The company argues that these challenges stem from fragmented advisory models, manual decision-making processes, and limited visibility across the GCC lifecycle. Its response is an AI-native platform designed to consolidate strategic planning, execution governance, and operational optimization into a single system.

At the core of the platform are three modules aligned with different stages of GCC development.

Explorer focuses on location intelligence and business-case modeling. The system evaluates more than 500 global cities using variables including labor availability, operating costs, infrastructure readiness, geopolitical considerations, ESG indicators, and ecosystem maturity. The goal is to replace traditional consultant-built presentations with continuously updated intelligence.

Builder, which became generally available in April 2026, supports implementation and governance. The module provides workflow automation for entity setup, organizational design, hiring plans, vendor management, and milestone tracking. While AI agents automate analysis and recommendations, decision authority remains with human stakeholders through structured approval checkpoints.

The third component, Optimizer, remains on the product roadmap and is designed to help enterprises benchmark productivity, assess organizational structures, and identify automation opportunities after operations are established.

Together, these modules are powered by what Aokah calls its “5 Wisdom Engines,” which combine program management, geographic intelligence, talent analytics, ecosystem evaluation, and delivery performance insights. The company says these models incorporate lessons learned from more than 300 enterprise GCC programs accumulated over 25 years of operating experience.

The broader significance of the announcement extends beyond a single vendor recognition. HFS positioned Aokah within the emerging Services-as-Software (SaS) category, a trend expected to reshape how enterprises consume professional services. Rather than relying solely on human consultants, organizations are increasingly adopting software platforms that codify expertise and automate complex advisory processes.

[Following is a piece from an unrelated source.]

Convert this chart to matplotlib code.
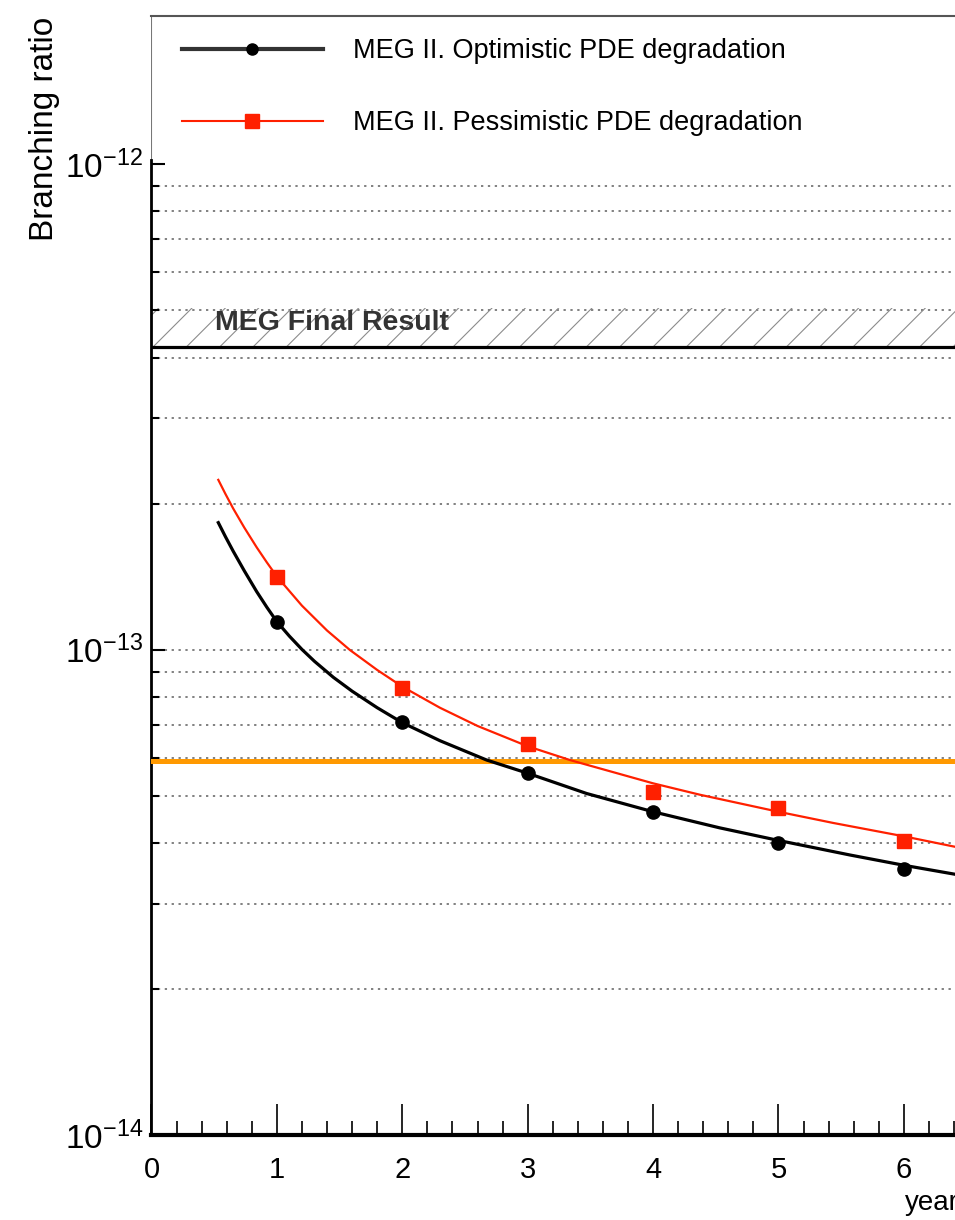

This shift mirrors broader developments across enterprise technology. Companies such as Microsoft, Google, Salesforce, and Adobe have invested heavily in AI copilots and workflow automation tools designed to reduce reliance on manual processes. Aokah applies a similar concept to GCC advisory services, an area that has historically remained difficult to digitize.

The timing is notable. According to research from McKinsey & Company, organizations that effectively deploy AI-driven decision intelligence can significantly improve operational efficiency and accelerate strategic decision-making. Gartner has also projected continued growth in AI-enabled enterprise applications as companies seek measurable productivity gains amid economic uncertainty.

For HR and workforce leaders, the implications are substantial. Talent availability, labor market dynamics, organizational design, and hiring scalability are among the most important variables influencing GCC success. Platforms capable of modeling these factors in real time could reduce risk during expansion planning while providing stronger evidence for executive and board-level approvals.

HFS Research also noted that Aokah’s technology is being white-labeled by consulting and research organizations, suggesting that some enterprises may already be using the platform indirectly through advisory partners. As AI-powered execution platforms become more common, enterprise buyers may increasingly seek transparency into the technologies underpinning strategic recommendations.

The company’s expansion into the UK and broader EMEA market earlier this year further reflects growing demand for technology-driven GCC planning. As organizations continue to diversify global talent strategies, AI-enabled workforce intelligence platforms are likely to play a larger role in determining where operations are built, how teams are structured, and how performance is optimized over time.

For the HR technology sector, Aokah’s recognition signals a broader trend: the transformation of workforce expansion and global operating model design from consulting-led engagements into software-driven, continuously intelligent processes.